Lifestyles
Just give me a topic
- half the pleasure is in the learning, the other half is in the teaching.
Frying Fowl? (excerpt)
© copyright Deborah Carr 2001
published Moncton Times & Transcript,
October 1, 2001
Okay ladies. It’s time to start thinking about Thanksgiving. As
traditional as a golden bird on a platter, is a frantic female in a sweltering
kitchen. It’s the first of two holidays that gives new young wives and
mothers the heebie-jeebies. It is the day that can temporarily make or break
the feminine spirit.
Characterized by frenzied peeling and chopping of mountains of vegetables,
rolling out of pie crust after pie crust, hand-mixing of dressing (like mother
always did) and burgeoning stacks of dirty pots and dishes, Thanksgiving can be
mostly just a heck of a lot of work with very little thanks or giving being
extended at all.
Sorta defeats the purpose, doesn’t it?
And that eternal and irritating vision of Martha Stewart perfection floating
up there above the steam and sputtering heat of the stove doesn’t help one
iota when you are desperately waiting for the blasted turnip to cook.
How many sidelong looks and raised brows around the table must we endure as
guests crunch on carrots, lather dry turkey with lumpy gravy, chip away burned
crust of the dressing and pick filling from a tough piecrust?
How many years of trial and error must we suffer through until we get the
timing just right?
How many cramped hand muscles, sliced fingers, gallons of sweat, bottles of
Tylenol and Maalox must we inflict upon ourselves before someone takes pity and
changes the routine?
(OK, so what if I speak from my own experiences?)

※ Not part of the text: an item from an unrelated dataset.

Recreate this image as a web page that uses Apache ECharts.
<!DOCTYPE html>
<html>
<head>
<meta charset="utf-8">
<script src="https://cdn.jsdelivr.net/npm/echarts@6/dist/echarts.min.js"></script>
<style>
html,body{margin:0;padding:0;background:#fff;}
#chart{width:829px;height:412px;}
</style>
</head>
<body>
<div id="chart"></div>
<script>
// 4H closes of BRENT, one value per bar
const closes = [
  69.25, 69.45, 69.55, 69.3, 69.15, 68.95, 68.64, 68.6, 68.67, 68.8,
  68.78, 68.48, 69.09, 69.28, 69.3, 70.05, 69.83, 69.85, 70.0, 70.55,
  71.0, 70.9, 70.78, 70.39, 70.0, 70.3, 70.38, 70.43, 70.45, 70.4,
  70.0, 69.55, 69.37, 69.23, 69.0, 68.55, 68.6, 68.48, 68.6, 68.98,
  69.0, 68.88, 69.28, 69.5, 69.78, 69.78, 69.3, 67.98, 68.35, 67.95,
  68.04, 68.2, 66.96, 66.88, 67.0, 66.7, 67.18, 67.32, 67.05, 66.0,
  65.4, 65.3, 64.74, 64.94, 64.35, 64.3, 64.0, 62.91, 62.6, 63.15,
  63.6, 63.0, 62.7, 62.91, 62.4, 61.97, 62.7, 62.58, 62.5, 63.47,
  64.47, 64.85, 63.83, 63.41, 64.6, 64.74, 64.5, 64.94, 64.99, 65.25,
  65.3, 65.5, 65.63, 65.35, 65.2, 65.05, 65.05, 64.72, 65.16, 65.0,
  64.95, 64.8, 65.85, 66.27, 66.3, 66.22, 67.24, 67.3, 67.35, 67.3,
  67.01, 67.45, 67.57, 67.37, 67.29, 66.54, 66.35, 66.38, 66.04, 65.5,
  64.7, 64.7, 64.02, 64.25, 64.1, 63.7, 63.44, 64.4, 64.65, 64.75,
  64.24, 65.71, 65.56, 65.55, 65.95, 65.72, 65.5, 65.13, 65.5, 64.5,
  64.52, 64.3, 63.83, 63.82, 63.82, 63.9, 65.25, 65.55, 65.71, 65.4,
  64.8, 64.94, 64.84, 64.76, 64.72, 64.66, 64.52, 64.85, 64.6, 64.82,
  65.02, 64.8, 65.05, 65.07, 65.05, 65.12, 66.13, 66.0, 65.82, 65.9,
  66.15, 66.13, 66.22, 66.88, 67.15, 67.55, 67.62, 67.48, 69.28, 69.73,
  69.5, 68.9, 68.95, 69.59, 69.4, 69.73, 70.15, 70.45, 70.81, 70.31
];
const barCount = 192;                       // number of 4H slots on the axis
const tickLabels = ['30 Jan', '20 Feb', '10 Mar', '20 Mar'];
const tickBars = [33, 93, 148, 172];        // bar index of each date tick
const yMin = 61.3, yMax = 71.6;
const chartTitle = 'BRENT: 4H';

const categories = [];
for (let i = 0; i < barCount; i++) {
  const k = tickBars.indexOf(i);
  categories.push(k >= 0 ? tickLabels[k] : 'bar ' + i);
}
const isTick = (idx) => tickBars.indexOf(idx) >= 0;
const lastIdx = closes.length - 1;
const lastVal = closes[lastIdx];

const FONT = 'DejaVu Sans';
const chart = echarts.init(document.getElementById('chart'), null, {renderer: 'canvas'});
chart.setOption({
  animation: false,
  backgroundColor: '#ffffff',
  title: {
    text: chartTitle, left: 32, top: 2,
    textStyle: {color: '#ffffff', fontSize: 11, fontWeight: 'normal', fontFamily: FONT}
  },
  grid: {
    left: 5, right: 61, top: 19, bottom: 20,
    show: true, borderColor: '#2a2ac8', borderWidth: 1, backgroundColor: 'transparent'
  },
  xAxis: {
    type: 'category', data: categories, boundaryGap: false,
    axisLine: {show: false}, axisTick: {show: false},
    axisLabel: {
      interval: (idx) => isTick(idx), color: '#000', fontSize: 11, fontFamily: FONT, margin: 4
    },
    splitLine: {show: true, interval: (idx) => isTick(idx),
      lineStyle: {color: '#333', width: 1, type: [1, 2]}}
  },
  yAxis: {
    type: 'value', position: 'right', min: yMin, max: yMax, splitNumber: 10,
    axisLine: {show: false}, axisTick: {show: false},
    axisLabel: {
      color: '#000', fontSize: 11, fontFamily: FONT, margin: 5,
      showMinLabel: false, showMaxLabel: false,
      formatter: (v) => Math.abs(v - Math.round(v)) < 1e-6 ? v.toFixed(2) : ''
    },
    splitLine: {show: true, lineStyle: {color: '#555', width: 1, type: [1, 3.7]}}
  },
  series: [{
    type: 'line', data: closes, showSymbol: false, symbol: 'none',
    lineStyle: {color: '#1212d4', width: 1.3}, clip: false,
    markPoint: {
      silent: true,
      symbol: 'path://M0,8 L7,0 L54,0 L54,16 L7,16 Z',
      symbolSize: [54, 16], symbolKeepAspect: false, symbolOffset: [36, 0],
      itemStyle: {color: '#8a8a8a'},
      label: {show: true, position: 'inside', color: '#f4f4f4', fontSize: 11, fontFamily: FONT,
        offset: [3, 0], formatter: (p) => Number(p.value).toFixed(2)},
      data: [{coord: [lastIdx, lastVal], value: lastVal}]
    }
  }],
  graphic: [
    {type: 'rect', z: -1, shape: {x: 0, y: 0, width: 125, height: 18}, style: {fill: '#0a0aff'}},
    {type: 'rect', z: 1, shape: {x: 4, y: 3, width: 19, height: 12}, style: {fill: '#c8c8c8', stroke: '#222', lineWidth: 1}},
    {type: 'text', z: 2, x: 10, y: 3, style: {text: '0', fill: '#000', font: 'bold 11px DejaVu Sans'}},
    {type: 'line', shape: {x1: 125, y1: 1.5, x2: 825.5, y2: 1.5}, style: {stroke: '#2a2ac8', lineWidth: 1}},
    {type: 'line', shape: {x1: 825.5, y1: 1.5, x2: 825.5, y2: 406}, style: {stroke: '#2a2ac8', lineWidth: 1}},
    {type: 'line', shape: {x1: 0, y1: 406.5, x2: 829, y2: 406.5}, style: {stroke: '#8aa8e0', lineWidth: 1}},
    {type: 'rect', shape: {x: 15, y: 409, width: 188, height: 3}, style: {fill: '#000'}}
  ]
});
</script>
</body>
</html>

Well, sign up here ladies and unite, because one old gobbler has beat his
leathery feet northward from the shores of the Louisiana Bayou to save your day.
It’s time to haul the men from the comfort of the sofa, toss out the remote
control and get ‘em in on the heat of the action.
The Cajun Deep-Fried Turkey has arrived.
And it’s a man-thing. Saints preserve us!
Anyone who knows Phyllis and Danny Fowler knows Phyllis to be an
extraordinary cook and hostess – she has had years and years of experience. So
it was a great surprise when she informed me I would have to talk to Danny about
cooking the Thanksgiving turkey.
"We are deep-frying ours this year at our trailer in Belleisle
Bay," she informed me. "You won’t believe how golden brown and
crispy it is on the outside when done. And the meat is just as moist and tender
as can be! Danny can tell you how it is done."
She definitely caught my interest. No one is blatantly claiming the credit
for being the first Louisianan to toss the turkey in the fryer, but bearing in
mind the Cajun country traditions of huge one pot stews infused with spices and
deep-frying, it was probably a natural progression.
The Fowlers, who are retired, spend much time at their seasonal trailer
site in this picturesque and quiet country setting. Family and friends love to
visit, and the couple also has many acquaintances at the trailer park, so
getting together for ‘tuck-outs’ is a regular treat and shared event.
"We have a lot of pot luck suppers there," says Danny. "Then a
while ago our friend Tom, who is a firefighting investigator in Saint John,
introduced us to deep-fried turkey."
And true to his background, Tom also introduced them to the safe way to
deep-fry the bird.
Outside. With no exceptions.
Since a propane gas burner is the recommended cooking device, safety
precautions are of paramount importance. Also, please ensure that children and
animals remain a safe and controllable distance away.
Be forewarned, it is not a method for the weak-kneed.
So this is where the guys with chronic kitchen-phobia come in.
Remember what mother always said? "Men’s work is outside."
Mowing the lawn, painting the house, taking out garbage….cooking the turkey.
(OK modern women, don’t get upset; we are just generalizing with
stereotypes here. You, too, can deep-fry the bird, if you prefer.)